Illegal migrants in New York City headed to Florida during the weekend to assist in Hurricane Ian cleanup, the New York Post reported.
Venezuelan migrants told the Post that they were leaving city shelters to jump in vans heading for Florida. The newspaper reported that hundreds of migrants took advantage of the opportunity.
"They want us for hurricane cleanup. We'd get paid $15 an hour, overtime, and $15 for food daily, I think," Javier Moreno, 37, told the Post.
"I'm going for the work. It's been hard for us migrants to find work here in New York, that's why a lot of us are going. How's the work in Florida?"
Moreno added that a woman "from an organization" approached him with a flyer, which promised the chance to earn $700 a week or more doing hurricane cleanup in Florida.
A driver of one of the vans at a designated pick-up site in Queens told the Post on Saturday that he was under contract with a water and debris company.
"I'm taking these people in the van straight to Florida tonight," the van driver told the Post. "I don't know how many people have left or how many more vans are coming."
One migrant woman told the newspaper that she learned of the vans and the potential Florida work from online group chats.
"We all decided we would go," said the woman, who then was asked who was offering the work.
"I don't know anything, sweetheart," she said.
Another woman asked a Post reporter, "Do you know what kind of work we'll be doing there?"
Texas Gov. Greg Abbott, R-Texas, announced in early August that migrants in his state were being bused to New York City. Abbott and Florida Gov. Ron DeSantis have been relocating migrants to blue, sanctuary cities as a way to protest President Joe Biden's unwillingness to police the southern border adequately.
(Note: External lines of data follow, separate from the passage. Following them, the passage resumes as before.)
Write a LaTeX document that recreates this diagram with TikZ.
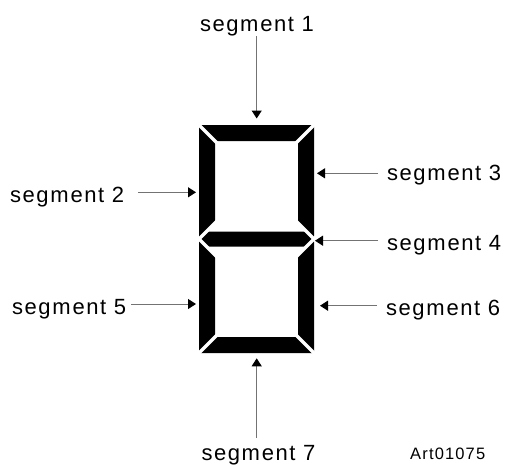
\documentclass[tikz,border=0pt]{standalone}
\usepackage{fontspec}
\setmainfont{Liberation Sans}[LetterSpace=7]
\usetikzlibrary{arrows.meta}
\tikzset{
  lbl/.style={inner sep=0pt, font=\fontsize{22}{26}\selectfont},
  artlbl/.style={inner sep=0pt, font=\fontsize{16.5}{20}\selectfont},
  arr/.style={draw=black!55, line width=1pt, -{Triangle[width=10pt,length=8pt,fill=black,color=black]}},
  seg/.style={fill=black},
  gap/.style={draw=white, line width=3.2pt}
}
\newcommand{\segw}{segm\kern2pt ent}
\begin{document}
\begin{tikzpicture}[x=1pt,y=-1pt]
\useasboundingbox (0,0) rectangle (506,464);
% segments
\fill[seg] (199,125) -- (314,125) -- (298,141) -- (215,141) -- cycle; % 1
\fill[seg] (199,125) -- (215,141) -- (215,223) -- (199,239) -- cycle; % 2
\fill[seg] (314,125) -- (298,141) -- (298,223) -- (314,239) -- cycle; % 3
\fill[seg] (199,239) -- (207,231.5) -- (306,231.5) -- (314,239) -- (306,246.5) -- (207,246.5) -- cycle; % 4
\fill[seg] (199,239) -- (215,255) -- (215,337) -- (199,353) -- cycle; % 5
\fill[seg] (314,239) -- (298,255) -- (298,337) -- (314,353) -- cycle; % 6
\fill[seg] (199,353) -- (215,337) -- (298,337) -- (314,353) -- cycle; % 7
% gaps between segments
\draw[gap] (195,121) -- (217,143);
\draw[gap] (318,121) -- (296,143);
\draw[gap] (195,243) -- (217,221);
\draw[gap] (195,235) -- (217,257);
\draw[gap] (318,243) -- (296,221);
\draw[gap] (318,235) -- (296,257);
\draw[gap] (195,357) -- (217,335);
\draw[gap] (318,357) -- (296,335);
% labels
\node[lbl, anchor=base] (l1) at (257,31.7) {\segw{} 1};
\node[lbl, anchor=base west] (l2) at (10,202.5) {\segw{} 2};
\node[lbl, anchor=base west] (l3) at (387,180.7) {\segw{} 3};
\node[lbl, anchor=base west] (l4) at (387,250.5) {\segw{} 4};
\node[lbl, anchor=base west] (l5) at (12,314) {\segw{} 5};
\node[lbl, anchor=base west] (l6) at (386,315) {\segw{} 6};
\node[lbl, anchor=base] (l7) at (258.5,460.5) {\segw{} 7};
\node[artlbl, anchor=base west] (art) at (410,459.3) {Art01075};
% arrow ends
\coordinate (a1) at (256.7,36);
\coordinate (t1) at (256.7,118.5);
\coordinate (a2) at (138,192.3);
\coordinate (t2) at (196,192.3);
\coordinate (a3) at (378,173.3);
\coordinate (t3) at (317,173.3);
\coordinate (a4) at (378,240.7);
\coordinate (t4) at (315,240.7);
\coordinate (a5) at (131,304);
\coordinate (t5) at (196,304);
\coordinate (a6) at (377,305.7);
\coordinate (t6) at (320,305.7);
\coordinate (a7) at (256.7,438);
\coordinate (t7) at (256.7,358.3);
\draw[arr] (a1) -- (t1);
\draw[arr] (a2) -- (t2);
\draw[arr] (a3) -- (t3);
\draw[arr] (a4) -- (t4);
\draw[arr] (a5) -- (t5);
\draw[arr] (a6) -- (t6);
\draw[arr] (a7) -- (t7);
\end{tikzpicture}
\end{document}
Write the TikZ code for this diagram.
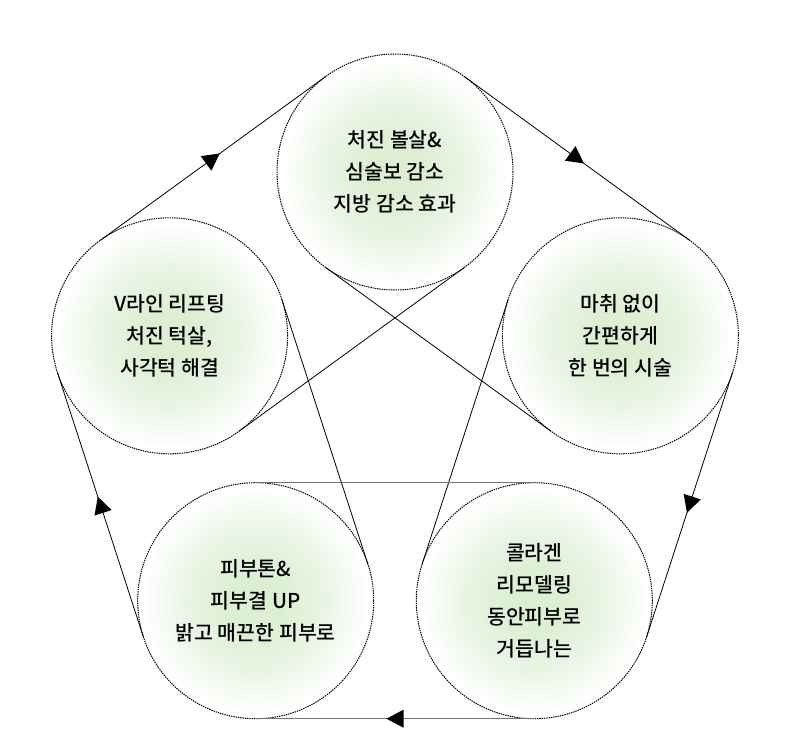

Gregorio Avila, 22, on Sunday told the Post that a "lady" had offered him and others work in Tampa.
"They are telling us that we are going to work," said Avila, who told the Post that he came from Venezuela and entered the U.S. through Texas before being bused to New York.
"We have a contact with a lady who is taking us to Florida. We are going to work as contractors on the disaster."
Officials for the Federal Emergency Management Agency and New York City told the Post that their teams were not involved in the effort to van migrants to Florida.